◆ GOAL OF THE EXERCISE: Nothing outside the range from the line with "Give me the matplotlib source for this chart." to the line with "as_threshold = 2" belongs in the copy, and no pictures do either; repeat that range exactly.

Collected data

^^^^^^^^^^^^^^^^

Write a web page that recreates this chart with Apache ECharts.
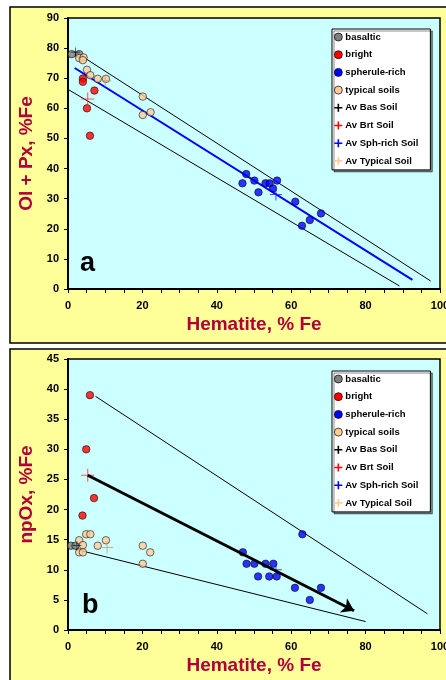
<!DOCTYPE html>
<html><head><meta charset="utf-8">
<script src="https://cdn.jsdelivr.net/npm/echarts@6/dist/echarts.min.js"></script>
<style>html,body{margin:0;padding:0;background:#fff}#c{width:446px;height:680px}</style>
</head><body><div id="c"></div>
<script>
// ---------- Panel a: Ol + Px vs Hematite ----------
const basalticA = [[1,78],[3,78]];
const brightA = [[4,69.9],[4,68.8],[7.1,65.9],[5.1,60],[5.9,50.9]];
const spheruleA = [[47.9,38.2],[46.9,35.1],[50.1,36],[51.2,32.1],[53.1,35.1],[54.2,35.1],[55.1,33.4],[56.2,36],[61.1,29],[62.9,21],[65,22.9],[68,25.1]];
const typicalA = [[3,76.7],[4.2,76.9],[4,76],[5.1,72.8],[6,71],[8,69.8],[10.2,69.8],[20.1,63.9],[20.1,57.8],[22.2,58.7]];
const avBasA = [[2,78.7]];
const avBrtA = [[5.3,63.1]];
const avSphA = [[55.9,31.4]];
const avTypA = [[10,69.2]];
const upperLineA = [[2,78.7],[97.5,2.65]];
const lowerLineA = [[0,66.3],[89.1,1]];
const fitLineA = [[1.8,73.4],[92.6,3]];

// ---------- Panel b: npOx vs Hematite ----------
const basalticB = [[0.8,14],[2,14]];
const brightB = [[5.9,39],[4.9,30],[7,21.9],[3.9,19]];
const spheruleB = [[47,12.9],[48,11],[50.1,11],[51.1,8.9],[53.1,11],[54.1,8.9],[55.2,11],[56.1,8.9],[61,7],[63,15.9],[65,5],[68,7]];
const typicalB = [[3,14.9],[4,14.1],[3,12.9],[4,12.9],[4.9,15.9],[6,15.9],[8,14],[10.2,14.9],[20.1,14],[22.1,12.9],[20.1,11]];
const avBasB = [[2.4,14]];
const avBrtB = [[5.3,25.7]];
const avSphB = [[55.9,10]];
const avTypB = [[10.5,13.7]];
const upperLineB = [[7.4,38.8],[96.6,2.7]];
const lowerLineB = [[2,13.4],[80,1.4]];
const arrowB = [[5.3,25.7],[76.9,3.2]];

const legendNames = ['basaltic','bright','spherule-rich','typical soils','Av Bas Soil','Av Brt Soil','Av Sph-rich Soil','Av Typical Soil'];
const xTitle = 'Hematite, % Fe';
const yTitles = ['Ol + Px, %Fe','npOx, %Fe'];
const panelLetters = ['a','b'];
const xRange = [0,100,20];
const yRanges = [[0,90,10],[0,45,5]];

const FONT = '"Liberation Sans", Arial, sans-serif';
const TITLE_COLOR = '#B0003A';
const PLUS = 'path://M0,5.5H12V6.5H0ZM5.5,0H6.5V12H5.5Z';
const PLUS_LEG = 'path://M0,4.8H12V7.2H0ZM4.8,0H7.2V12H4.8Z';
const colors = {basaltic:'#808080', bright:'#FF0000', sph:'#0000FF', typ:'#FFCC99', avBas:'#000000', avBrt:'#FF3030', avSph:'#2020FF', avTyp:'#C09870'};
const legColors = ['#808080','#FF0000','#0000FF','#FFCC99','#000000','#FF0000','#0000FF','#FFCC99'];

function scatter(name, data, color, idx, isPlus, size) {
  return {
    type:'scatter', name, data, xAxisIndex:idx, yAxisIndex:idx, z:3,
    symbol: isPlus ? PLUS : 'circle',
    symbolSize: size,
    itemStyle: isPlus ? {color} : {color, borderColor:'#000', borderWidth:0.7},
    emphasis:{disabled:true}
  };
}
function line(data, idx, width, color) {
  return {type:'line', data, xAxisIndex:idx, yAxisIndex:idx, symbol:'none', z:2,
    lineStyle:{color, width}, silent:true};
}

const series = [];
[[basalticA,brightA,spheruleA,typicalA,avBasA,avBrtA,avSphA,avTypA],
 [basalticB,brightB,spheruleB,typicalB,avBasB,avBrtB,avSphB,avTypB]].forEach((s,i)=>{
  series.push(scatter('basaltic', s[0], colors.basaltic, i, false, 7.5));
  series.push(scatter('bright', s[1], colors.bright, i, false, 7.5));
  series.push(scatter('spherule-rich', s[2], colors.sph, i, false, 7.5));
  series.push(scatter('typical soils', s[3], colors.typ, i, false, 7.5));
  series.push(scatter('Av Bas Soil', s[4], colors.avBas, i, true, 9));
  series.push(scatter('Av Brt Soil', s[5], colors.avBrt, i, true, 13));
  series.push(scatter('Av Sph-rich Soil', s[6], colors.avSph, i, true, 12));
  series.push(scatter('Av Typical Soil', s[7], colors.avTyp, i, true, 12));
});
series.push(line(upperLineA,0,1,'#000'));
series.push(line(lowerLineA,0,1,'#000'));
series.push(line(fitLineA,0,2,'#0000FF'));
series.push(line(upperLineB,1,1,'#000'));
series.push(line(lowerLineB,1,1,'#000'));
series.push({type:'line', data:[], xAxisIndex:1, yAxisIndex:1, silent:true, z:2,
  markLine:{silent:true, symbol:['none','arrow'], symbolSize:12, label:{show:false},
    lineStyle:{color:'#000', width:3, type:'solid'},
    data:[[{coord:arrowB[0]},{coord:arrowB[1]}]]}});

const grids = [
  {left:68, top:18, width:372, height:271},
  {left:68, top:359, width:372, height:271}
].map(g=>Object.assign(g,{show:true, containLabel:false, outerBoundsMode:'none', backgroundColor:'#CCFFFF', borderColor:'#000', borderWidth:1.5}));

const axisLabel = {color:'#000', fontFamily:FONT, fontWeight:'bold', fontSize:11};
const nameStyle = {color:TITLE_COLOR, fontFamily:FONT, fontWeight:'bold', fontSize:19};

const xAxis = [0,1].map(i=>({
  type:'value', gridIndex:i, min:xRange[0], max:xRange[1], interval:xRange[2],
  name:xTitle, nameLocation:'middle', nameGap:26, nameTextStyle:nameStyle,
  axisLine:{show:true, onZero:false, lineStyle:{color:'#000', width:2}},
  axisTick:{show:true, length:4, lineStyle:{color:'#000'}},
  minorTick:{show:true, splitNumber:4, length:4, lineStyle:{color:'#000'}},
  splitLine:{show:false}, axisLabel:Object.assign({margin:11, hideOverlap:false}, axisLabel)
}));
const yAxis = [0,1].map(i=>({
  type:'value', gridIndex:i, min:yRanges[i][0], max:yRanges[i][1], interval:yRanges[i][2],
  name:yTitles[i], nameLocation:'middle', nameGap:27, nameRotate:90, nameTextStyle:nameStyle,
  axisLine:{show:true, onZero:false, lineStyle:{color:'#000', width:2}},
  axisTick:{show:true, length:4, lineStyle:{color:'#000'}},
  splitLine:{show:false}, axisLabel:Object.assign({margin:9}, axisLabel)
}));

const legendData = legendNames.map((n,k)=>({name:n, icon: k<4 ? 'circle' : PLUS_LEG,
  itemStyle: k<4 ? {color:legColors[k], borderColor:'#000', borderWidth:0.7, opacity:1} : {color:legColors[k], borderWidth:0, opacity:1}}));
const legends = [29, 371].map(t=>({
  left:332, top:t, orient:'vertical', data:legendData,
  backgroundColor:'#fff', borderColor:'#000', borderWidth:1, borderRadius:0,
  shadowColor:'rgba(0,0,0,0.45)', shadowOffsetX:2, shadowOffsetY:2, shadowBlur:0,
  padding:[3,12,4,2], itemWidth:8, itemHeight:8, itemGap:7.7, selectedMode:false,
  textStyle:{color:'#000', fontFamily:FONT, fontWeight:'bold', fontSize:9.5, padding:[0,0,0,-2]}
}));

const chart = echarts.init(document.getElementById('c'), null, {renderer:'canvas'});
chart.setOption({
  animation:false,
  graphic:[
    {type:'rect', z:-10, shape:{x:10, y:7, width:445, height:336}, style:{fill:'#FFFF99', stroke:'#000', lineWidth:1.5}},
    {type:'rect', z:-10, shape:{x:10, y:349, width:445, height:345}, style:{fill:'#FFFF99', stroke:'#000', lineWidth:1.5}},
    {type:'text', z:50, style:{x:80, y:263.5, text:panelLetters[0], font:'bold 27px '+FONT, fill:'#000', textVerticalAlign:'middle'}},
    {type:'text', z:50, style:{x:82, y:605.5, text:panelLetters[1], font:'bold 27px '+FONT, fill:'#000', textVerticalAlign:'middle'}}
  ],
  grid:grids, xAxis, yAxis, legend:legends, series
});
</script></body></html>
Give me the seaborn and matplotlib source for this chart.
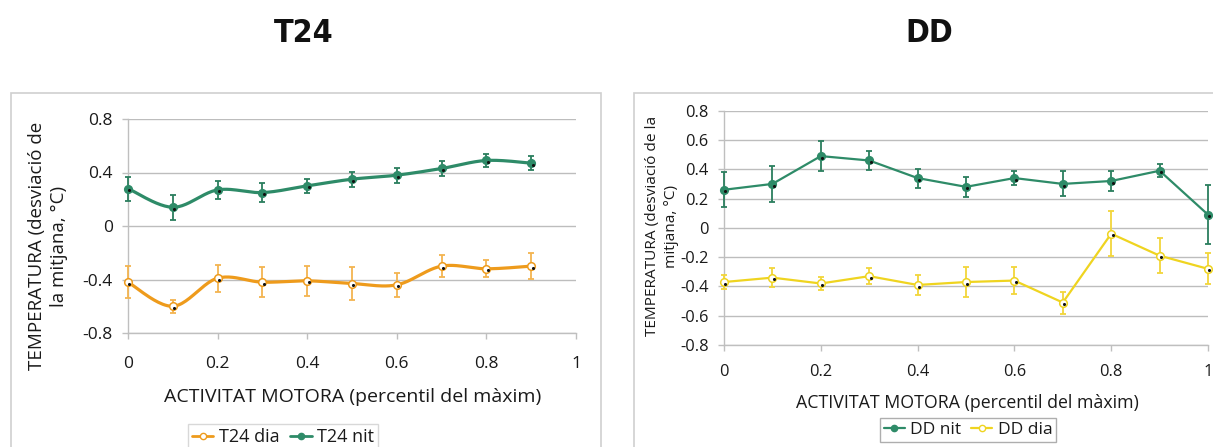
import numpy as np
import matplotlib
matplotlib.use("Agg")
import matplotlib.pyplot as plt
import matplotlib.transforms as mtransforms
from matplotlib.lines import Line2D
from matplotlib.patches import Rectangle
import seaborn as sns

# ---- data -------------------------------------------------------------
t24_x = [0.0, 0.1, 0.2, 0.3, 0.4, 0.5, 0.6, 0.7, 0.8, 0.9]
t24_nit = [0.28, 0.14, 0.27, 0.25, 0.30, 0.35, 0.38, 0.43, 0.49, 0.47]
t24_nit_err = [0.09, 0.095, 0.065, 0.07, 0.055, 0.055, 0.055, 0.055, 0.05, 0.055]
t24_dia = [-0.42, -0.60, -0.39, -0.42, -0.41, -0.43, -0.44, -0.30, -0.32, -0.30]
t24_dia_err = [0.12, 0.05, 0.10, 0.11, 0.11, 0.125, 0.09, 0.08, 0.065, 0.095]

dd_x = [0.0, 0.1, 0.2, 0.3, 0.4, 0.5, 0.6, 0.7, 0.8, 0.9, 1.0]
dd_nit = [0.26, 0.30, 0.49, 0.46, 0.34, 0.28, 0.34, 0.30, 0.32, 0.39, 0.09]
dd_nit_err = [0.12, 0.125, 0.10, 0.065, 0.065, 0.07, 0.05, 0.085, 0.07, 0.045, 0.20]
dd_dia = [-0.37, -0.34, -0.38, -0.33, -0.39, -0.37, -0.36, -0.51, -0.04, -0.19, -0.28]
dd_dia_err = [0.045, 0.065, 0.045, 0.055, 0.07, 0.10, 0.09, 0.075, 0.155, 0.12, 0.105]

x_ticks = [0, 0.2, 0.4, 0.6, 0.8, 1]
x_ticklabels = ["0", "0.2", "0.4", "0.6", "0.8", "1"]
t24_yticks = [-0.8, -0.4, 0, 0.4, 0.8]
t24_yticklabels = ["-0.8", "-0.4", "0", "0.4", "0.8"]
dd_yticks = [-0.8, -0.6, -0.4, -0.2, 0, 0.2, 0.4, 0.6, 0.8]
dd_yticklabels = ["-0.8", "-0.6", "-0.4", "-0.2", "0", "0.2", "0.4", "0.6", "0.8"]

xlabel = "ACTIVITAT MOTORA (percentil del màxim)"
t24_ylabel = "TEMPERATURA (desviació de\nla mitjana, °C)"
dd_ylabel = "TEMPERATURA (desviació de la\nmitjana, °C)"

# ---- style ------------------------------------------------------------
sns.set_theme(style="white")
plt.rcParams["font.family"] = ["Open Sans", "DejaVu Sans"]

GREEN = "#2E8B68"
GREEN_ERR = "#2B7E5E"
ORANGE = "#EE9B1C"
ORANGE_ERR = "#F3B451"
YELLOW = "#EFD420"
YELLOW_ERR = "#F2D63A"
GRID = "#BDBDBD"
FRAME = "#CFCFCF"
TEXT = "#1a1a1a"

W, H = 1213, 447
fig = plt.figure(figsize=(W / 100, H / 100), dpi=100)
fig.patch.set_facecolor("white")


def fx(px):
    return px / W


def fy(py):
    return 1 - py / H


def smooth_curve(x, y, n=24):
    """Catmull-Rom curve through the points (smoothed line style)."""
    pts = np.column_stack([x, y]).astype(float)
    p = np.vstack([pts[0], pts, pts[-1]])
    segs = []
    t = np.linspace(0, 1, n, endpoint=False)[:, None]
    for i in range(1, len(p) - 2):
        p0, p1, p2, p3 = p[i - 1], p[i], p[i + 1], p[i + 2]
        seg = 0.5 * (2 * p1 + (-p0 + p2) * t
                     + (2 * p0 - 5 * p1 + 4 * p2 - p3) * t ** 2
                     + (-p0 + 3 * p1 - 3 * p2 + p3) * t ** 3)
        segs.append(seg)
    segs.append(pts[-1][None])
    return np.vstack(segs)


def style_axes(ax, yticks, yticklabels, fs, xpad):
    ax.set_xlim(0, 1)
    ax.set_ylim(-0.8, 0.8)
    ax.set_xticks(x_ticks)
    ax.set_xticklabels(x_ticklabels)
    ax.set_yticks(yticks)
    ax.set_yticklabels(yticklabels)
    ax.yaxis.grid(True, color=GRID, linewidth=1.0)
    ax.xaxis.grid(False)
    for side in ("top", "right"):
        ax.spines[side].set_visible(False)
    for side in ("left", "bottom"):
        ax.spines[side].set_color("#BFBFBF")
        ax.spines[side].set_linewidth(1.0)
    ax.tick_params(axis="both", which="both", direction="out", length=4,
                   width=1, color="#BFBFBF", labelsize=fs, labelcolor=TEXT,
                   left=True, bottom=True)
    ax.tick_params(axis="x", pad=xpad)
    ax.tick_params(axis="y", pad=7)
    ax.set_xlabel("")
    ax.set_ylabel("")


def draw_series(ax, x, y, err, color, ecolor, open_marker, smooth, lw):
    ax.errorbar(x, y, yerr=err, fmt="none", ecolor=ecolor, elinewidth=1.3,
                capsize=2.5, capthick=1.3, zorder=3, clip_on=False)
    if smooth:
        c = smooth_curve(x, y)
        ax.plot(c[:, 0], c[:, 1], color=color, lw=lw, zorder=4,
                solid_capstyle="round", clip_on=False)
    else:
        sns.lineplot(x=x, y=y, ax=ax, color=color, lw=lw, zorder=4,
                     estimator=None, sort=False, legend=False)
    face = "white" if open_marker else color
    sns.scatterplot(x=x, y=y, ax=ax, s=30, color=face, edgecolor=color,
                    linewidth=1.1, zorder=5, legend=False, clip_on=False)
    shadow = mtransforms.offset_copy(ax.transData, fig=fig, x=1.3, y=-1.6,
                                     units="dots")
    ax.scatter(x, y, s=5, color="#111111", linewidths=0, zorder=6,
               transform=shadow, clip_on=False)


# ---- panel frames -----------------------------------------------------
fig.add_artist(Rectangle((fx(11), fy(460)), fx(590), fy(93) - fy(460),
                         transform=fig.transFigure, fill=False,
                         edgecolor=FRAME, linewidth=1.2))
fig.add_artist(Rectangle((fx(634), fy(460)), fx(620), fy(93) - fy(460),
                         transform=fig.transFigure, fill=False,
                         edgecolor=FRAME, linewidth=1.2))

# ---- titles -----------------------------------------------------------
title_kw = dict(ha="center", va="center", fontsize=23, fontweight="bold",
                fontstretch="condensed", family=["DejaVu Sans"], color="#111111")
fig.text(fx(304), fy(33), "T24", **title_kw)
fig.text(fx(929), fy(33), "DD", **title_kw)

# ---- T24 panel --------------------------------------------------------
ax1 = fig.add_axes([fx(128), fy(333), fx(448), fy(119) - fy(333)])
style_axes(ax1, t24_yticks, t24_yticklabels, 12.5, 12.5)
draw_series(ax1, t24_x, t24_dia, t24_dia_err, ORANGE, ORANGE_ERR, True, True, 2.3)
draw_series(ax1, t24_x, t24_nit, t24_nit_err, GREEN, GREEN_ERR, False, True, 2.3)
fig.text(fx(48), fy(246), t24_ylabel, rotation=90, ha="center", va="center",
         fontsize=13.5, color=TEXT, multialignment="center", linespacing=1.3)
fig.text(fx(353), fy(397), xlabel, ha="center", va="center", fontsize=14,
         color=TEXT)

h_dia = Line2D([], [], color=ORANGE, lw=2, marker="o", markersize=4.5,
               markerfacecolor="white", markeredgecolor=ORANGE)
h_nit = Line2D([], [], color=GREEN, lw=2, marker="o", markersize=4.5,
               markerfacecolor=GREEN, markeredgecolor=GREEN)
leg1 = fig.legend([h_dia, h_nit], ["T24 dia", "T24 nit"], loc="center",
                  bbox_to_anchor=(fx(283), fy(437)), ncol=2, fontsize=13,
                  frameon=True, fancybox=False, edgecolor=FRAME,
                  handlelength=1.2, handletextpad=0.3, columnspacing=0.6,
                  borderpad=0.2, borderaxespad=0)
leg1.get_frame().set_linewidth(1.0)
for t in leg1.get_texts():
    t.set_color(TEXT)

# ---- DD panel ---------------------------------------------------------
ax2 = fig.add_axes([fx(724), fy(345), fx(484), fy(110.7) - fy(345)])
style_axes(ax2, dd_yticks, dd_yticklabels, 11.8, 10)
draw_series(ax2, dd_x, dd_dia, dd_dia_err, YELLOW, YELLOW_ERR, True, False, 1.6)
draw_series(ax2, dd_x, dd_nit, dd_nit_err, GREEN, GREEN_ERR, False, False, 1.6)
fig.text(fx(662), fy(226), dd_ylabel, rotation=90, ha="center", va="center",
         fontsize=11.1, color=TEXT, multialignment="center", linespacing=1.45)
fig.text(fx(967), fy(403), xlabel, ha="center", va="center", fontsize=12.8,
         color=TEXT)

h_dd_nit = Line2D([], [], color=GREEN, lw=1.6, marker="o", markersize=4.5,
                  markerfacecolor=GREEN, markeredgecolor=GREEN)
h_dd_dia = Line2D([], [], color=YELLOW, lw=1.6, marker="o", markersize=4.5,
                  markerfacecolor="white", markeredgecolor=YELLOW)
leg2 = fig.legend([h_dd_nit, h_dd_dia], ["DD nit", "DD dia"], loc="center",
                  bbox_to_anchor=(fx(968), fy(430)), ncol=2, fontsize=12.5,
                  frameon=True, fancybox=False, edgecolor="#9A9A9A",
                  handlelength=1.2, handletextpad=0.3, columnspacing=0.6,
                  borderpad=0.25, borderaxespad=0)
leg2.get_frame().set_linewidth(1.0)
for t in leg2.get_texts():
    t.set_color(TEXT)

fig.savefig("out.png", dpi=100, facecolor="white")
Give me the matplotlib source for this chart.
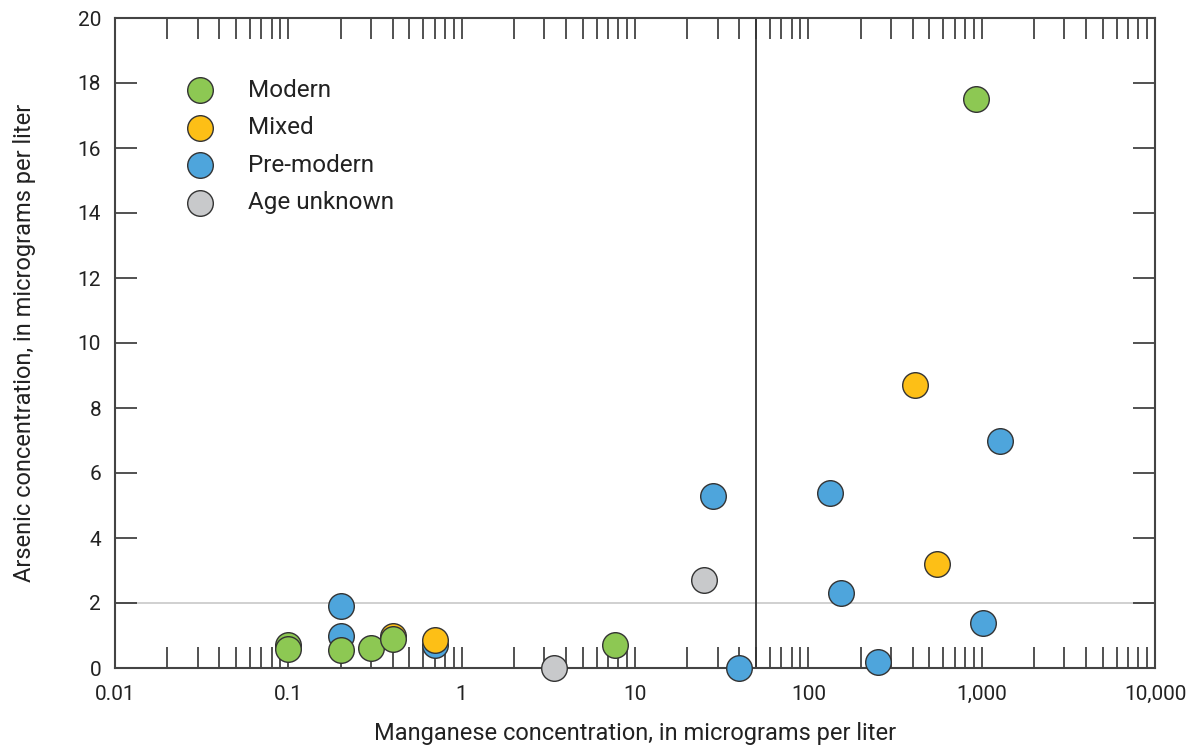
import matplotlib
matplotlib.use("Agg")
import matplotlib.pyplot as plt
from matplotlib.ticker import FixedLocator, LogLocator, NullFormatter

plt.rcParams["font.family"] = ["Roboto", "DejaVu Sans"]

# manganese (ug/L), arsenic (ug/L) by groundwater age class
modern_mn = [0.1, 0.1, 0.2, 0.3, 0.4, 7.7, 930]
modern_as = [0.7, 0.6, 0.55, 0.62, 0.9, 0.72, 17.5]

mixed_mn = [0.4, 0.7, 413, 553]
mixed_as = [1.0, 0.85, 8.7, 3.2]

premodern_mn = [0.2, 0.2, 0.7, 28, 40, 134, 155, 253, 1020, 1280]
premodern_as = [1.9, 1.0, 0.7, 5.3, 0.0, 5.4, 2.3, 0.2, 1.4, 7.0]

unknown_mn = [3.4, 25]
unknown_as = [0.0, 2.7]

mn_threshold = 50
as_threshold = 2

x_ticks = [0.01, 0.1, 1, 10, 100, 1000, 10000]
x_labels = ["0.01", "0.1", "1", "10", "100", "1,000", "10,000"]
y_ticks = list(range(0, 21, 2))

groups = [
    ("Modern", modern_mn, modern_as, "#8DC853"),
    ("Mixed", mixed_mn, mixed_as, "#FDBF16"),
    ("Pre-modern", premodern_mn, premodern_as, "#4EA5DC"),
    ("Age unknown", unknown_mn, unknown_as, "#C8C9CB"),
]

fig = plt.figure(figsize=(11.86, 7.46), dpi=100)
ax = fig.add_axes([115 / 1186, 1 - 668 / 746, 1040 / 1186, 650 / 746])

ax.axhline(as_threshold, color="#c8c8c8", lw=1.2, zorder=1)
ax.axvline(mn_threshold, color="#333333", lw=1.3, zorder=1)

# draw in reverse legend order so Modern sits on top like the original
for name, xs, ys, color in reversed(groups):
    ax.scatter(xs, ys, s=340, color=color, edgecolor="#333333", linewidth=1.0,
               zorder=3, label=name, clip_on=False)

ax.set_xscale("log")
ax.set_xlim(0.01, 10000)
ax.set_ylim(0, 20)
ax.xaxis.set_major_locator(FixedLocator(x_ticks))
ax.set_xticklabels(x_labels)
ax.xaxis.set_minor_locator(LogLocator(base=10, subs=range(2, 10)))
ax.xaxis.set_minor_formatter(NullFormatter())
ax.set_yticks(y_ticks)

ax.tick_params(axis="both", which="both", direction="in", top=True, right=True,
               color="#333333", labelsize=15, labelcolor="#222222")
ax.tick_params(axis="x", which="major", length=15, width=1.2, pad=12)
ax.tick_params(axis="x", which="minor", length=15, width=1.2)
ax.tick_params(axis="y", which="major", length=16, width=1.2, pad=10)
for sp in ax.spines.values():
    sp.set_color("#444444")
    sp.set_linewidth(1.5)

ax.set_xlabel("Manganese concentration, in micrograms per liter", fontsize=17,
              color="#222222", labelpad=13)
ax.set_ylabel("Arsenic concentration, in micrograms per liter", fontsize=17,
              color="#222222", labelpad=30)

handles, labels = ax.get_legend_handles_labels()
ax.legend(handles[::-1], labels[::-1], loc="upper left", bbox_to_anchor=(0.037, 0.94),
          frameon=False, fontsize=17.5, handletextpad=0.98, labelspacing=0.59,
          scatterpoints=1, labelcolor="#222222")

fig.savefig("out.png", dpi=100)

^^^^^^^^^^^^^^^^

◆ WRITTEN REPLY:
Give me the matplotlib source for this chart.
import matplotlib
matplotlib.use("Agg")
import matplotlib.pyplot as plt
from matplotlib.ticker import FixedLocator, LogLocator, NullFormatter

plt.rcParams["font.family"] = ["Roboto", "DejaVu Sans"]

# manganese (ug/L), arsenic (ug/L) by groundwater age class
modern_mn = [0.1, 0.1, 0.2, 0.3, 0.4, 7.7, 930]
modern_as = [0.7, 0.6, 0.55, 0.62, 0.9, 0.72, 17.5]

mixed_mn = [0.4, 0.7, 413, 553]
mixed_as = [1.0, 0.85, 8.7, 3.2]

premodern_mn = [0.2, 0.2, 0.7, 28, 40, 134, 155, 253, 1020, 1280]
premodern_as = [1.9, 1.0, 0.7, 5.3, 0.0, 5.4, 2.3, 0.2, 1.4, 7.0]

unknown_mn = [3.4, 25]
unknown_as = [0.0, 2.7]

mn_threshold = 50
as_threshold = 2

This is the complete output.